It Must Be Heaven : ‘MAMI’ Review – An Absurdist Observational Comedy Wrapped in a Meta-Critic of Political and Societal bounds
The first thing you will notice about Elia Suleiman’s ‘It Must Be Heaven’ is its delirious comic tone. This absurd meta-comedy is about a few too many things. Firstly, it’s a direct critic of how cinema is often conceived and restricted by regional bounds. Secondly, it’s a triggering political satire on how a country is typecasted in a certain way even when the new millennium and social-media togetherness has almost nullified that gap. Moreover, it is a sharp observational/physical comedy (sans Buster Keaton-esque vignettes) of errors that provides deadpan belly-laughs if you can look beyond their episodic presence.
However, ‘It Must Be Heaven’ is an ironically titled film about the search for a dream place that one can settle down in. The film begins in Palestine and moves to Paris and New York before detouring back to where it began. There’s a sense of sadness that prevails in this journey. A sense of displacement that questions its silent protagonist’s quest for understanding where is his place in this world. This forms the crux of Elia Suleiman’s brilliant new film that comes a decade after ‘The Time That Remains (2002).’
We open with Elia Suleiman playing himself. But before that, we also find a prologue where a priest beats the shit out of a drunkard. Sulieman takes us through a monotonous, strenuous daily routine where he is constantly bewildered and confused by how people act around him. In a self-contained way – this is his off time from doing/writing a film. Much like his decade long break before making ‘It Must Be Heaven,’ Elia’s deadpan humor moves from the bounds of his own home to the beautiful lands of France. In Paris, he is welcomed by the beautiful alluring beauty of fashion-ridden people pouncing around the streets as he looks by. Instantly we are forced to take notice and revel in it.
But then again, the beauty becomes a stead-fast recurring dream that he could simply see from outside his hotel room. It becomes boring over a period of time and is only disrupted when a cleaner blasting her favorite song comes into the store that has the ramp walk fixated on its walls. It soon becomes evident that Elia’s sense of place is still playing hide-and-seek with him. There’s a constant accumulation of anxiety here but Elia chooses to keep his deadpan expressions intact. This is why most of these outward expressions are expressed in a metaphorical weight coming out as frustration. He cleverly devises it around a sparrow that keeps disturbing his writing process.
“It Must Be Heaven” core does get repetitive once the drama moves from Paris to New York. Some of the allegories don’t land in the way the director intends and the themes of identity do take a backseat. This is when the director goes full meta in his investigation of how hard it is to sell the cinema in the contemporary world. In a hilarious scene, we find Elia sitting across Gael Garcia Bernal. In the sequence, Bernal (who is playing himself- Duh!) tries introducing Elia to a studio executive who could finance Elia’s Israeli project. He explicitly tells that his friend comes from Plastein but he makes comedies.

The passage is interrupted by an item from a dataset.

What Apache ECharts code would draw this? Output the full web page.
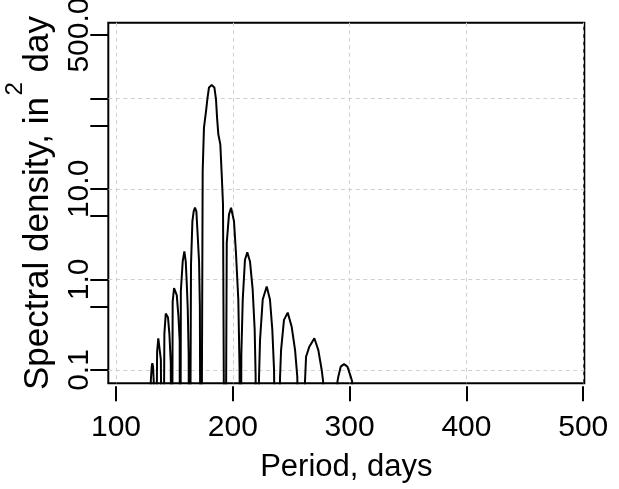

There are tons of instances when these self-reflective laughs come at rib-tickling speeds. This doesn’t take away the fact that many of these instances could just be plain boring for someone who is new to deadpan comedy or simply new to films that don’t necessarily follow a fixed narrative structure. But there’s also a certain universality about this experiment by Elia. For instance, the producer of Wild Bunch (who has backed ‘It Must Be Heaven’) meets the protagonist and tells him that he can’t produce the film because it has nothing to do with Plastein and could take place almost anywhere in the world.
“It Must Be Heaven” is comic tripe where the jokes are deeply drenched in middle-eastern conflicts and political bureaucracies. It is as much fun decoding them as it is to see them unfold in the realm of the deadpan expressionist at the center. It is a rebellion little film filled with an energy of annoyance – Both with the people who hold the power close and with nature itself. It is in a way a far cry for letting things be the way they are – Absurd, Ironical and unlike their nature which was pre-defined in a place that seems like heaven from a distance.